In her new book, Dear Writer, Maggie writes about her memoir:
“As I was writing You Could Make This Place Beautiful, taking risks with both form and content, I suspected that for every reader who attached to certain craft choices, there would be a reader who’d chafe at those same choices. The direct address, the vignettes, the meta aspect of the narration, the privacy boundaries—I knew all of these were ‘love it or loathe it’ choices.”
As for me, I’m in the “love it” camp—and if you’re wondering about these craft choices and want to dive in with us, join our class. Excited to uncover more!
5. Because Memoir Deserves to Be Celebrated
Mary Karr has called memoir a “bastard” genre, and I’ve written about why memoir is a genre we love to hate.
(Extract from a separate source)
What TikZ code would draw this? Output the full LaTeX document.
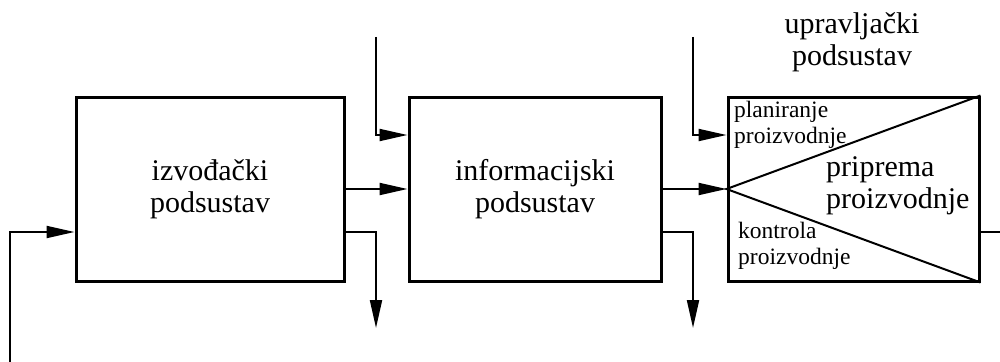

Personally, I hate that this is true, but the ramifications run deep. Memoir still needs championing as a result. I think part of the reason people don’t read memoir is because they think it’s self-indulgent. But self-indulgence in memoir is not a given; rather, it’s a peccadillo. Self-indulgence is fertile ground for slaying darlings, and for constant self-interrogation: Why does this matter? Why does this matter? Why does this matter? For every memoir hater, there’s a posse of memoir lovers. But to fall in love with memoir, you must immerse yourself in it. You must allow yourself to be changed by it, and become better for it. I can’t imagine my life without memoir, and I am always excited—and grateful—when a new memoir bowls me over. Recent cases in point: You Could Make This Place Beautiful (which is why it’s on deck); Ingrid Rojas Contreras’s The Man Who Could Move Clouds; Shze-Hui Tjoa’s The Story Game (paperback coming in May!); Lidia Yuknavitch’s Reading the Waves. (Check out every single one of these people on Write-minded podcast because that is one of my celebration and elevation tools.)
In closing, read everything you can get your hands on. I just finished Maggie Smith’s Dear Writer. I figured I would like it, but in fact, I love it. It’s extraordinary—which is why I went back to my local bookstore to pick up five more copies for friends.
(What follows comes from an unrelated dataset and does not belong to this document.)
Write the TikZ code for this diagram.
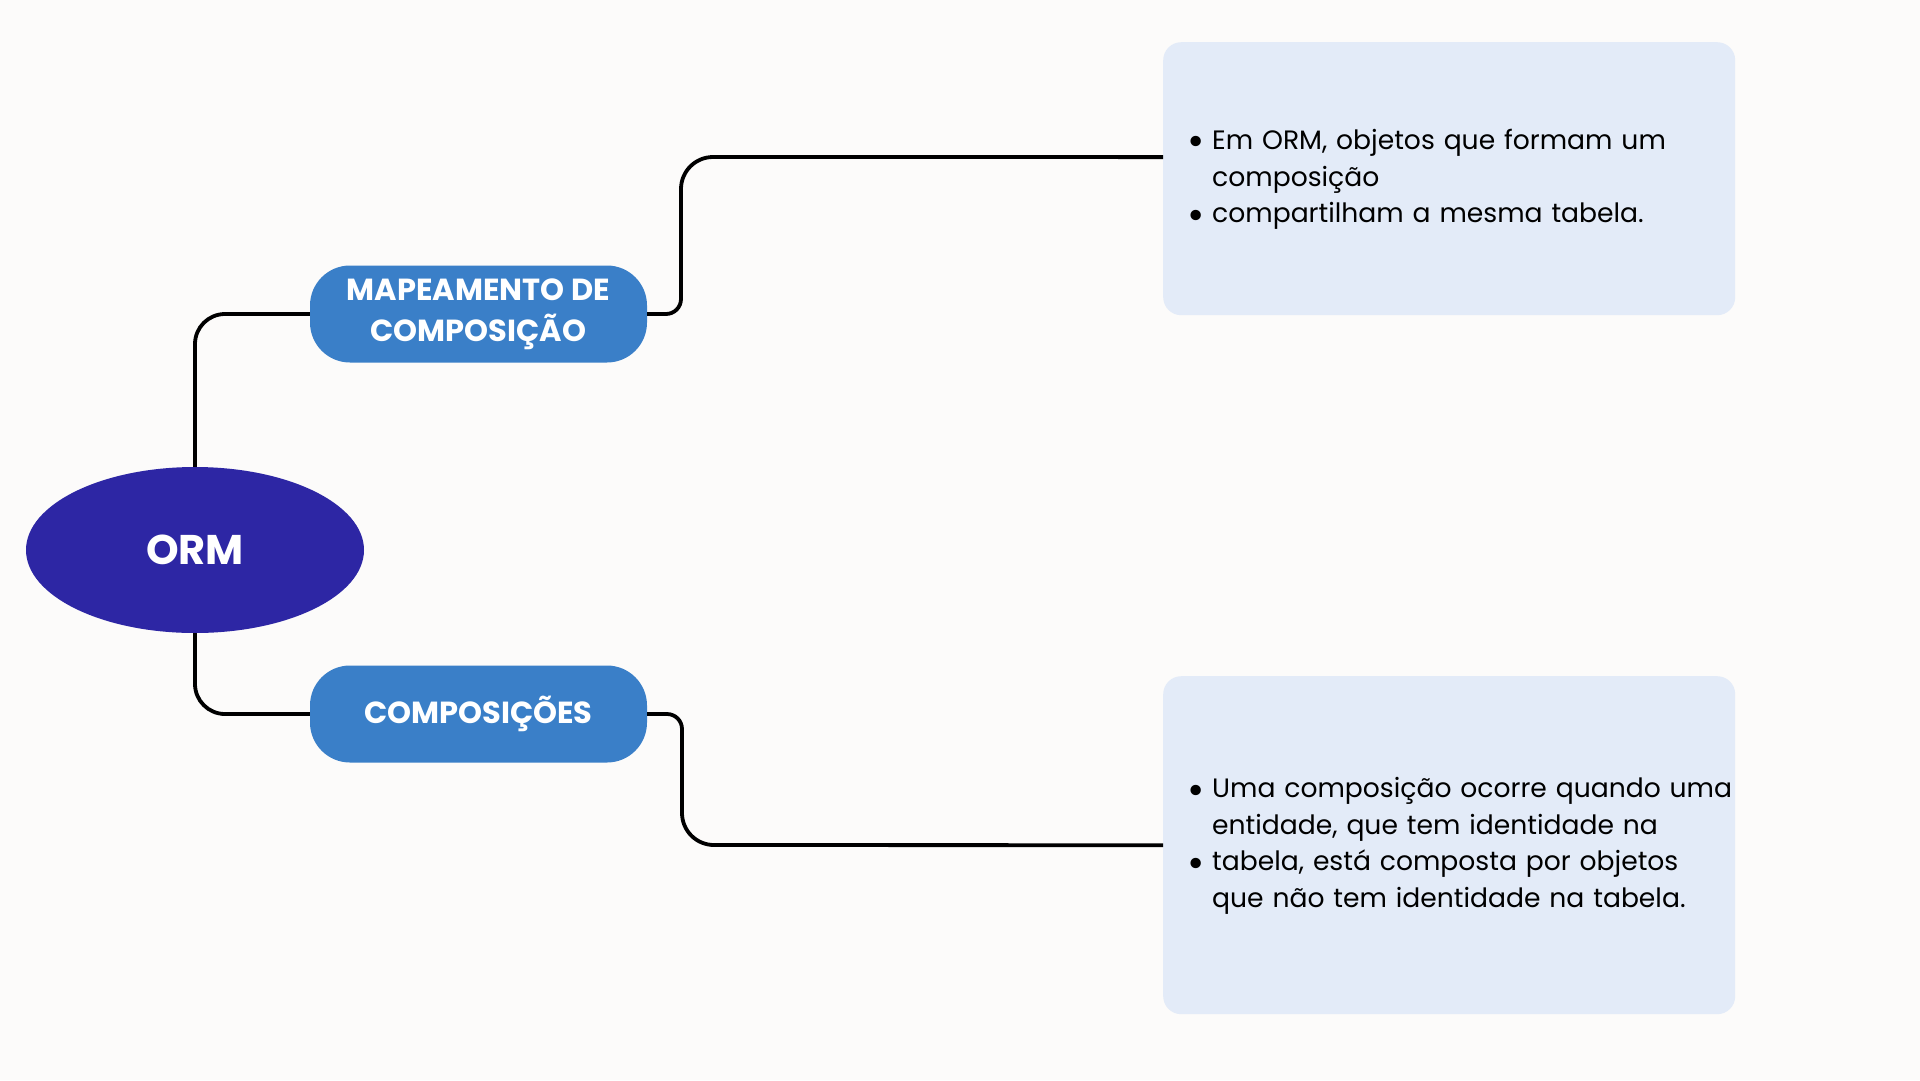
\documentclass[tikz,border=0pt]{standalone}
\usepackage{fontspec}
\setmainfont{Poppins}
\usetikzlibrary{shapes.geometric,calc}
\definecolor{bgc}{HTML}{FCFBFA}
\definecolor{ormc}{HTML}{2D26A4}
\definecolor{headc}{HTML}{3A7FC8}
\definecolor{infoc}{HTML}{E3EBF8}
\tikzset{
  conn/.style={draw=black, line width=3.8pt},
  rootnode/.style={ellipse, fill=ormc, text=white, minimum width=338pt, minimum height=166pt, inner sep=0pt,
    font=\bfseries\fontsize{41.5}{48}\selectfont},
  headbox/.style={rectangle, rounded corners=40pt, fill=headc, text=white, minimum width=337pt, minimum height=97pt,
    inner sep=0pt, align=center, font=\bfseries\fontsize{30.5}{41}\selectfont},
  infobox/.style={rectangle, rounded corners=18pt, fill=infoc, text=black, minimum width=572pt,
    text width=516pt, inner xsep=28pt, inner ysep=0pt, align=left, font=\fontsize{26.6}{36.7}\selectfont},
}
\newcommand{\blt}{\makebox[21pt][l]{\hspace{-4pt}\raisebox{-6.5pt}{\fontsize{42}{10}\selectfont •}}}
\begin{document}
\begin{tikzpicture}[x=1pt,y=-1pt]
\fill[bgc] (0,0) rectangle (1920,1080);
\useasboundingbox (0,0) rectangle (1920,1080);

\node[rootnode] (orm) at (195,550) {ORM};
\node[headbox] (map) at (478.5,314) {MAPEAMENTO DE\\COMPOSIÇÃO};
\node[headbox] (comp) at (478.5,714) {COMPOSIÇÕES};
\node[infobox, minimum height=273pt, anchor=north west] (tb) at (1163,42)
  {\begin{tabular}{@{}l@{}l@{}}\blt & Em ORM, objetos que formam um\\ & composição\\ \blt & compartilham a mesma tabela.\end{tabular}};
\node[infobox, minimum height=338pt, anchor=north west] (bb) at (1163,676)
  {\begin{tabular}{@{}l@{}l@{}}\blt & Uma composição ocorre quando uma\\ & entidade, que tem identidade na\\ \blt & tabela, está composta por objetos\\ & que não tem identidade na tabela.\end{tabular}};

\coordinate (tin) at ($(tb.north west)!0.421!(tb.south west)$);

\draw[conn, rounded corners=30pt] (orm.north) |- (map.west);
\draw[conn, rounded corners=30pt] (orm.south) |- (comp.west);
\draw[conn, rounded corners=15pt] (map.east) -- (681,314) [rounded corners=32pt] -- (681,157) -- (tin);
\draw[conn, rounded corners=15pt] (comp.east) -- (682,714) [rounded corners=32pt] -- (682,845) -- (bb.west);
\end{tikzpicture}
\end{document}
Join me starting on Tuesday for “What Made You Could Make This Place Beautiful a Bestselling Memoir.”
Download my gift to you: “What Made Wild a Bestselling Memoir” for free.
I loved We Could Make This Place Beautiful and have gifted it several times. And I love that you teach bestselling memoirs! In the MFA world, "bestselling" is a dirty word. MFA candidates are almost taught to think themselves superior to the bestseller lists.
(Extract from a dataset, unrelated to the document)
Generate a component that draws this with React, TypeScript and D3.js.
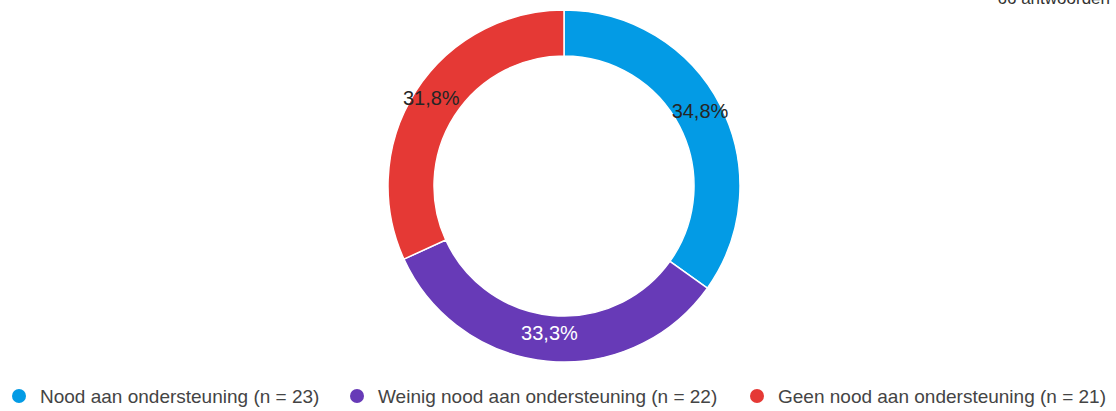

While the bestseller lists do contain some books that aren't particularly well-written, many of the great works of literature have been bestsellers in their own time. When someone has only read "the classics" and has eschewed well-received contemporary literature, it shows in their writing, which is often bloated, burdened with insignificant detail, and lacking in narrative drive. Writers need to read widely, without pretentiousness, and part of that is reading books that have resonated with a large number of readers.
I'm reading my first memoir in a while. In "Just Like Us: The True Story of Four Mexican Girls Coming of Age in America," Helen Thorpe has spent months with these girls and is deep inside how our immigrant laws affect young people brought here as children. The book is full of scenes, side comments, and political analysis (she was married to Denver's mayor), and I can't put it down. She has my empathy at full blast and has upped my understanding about an important issue. Totally recommend.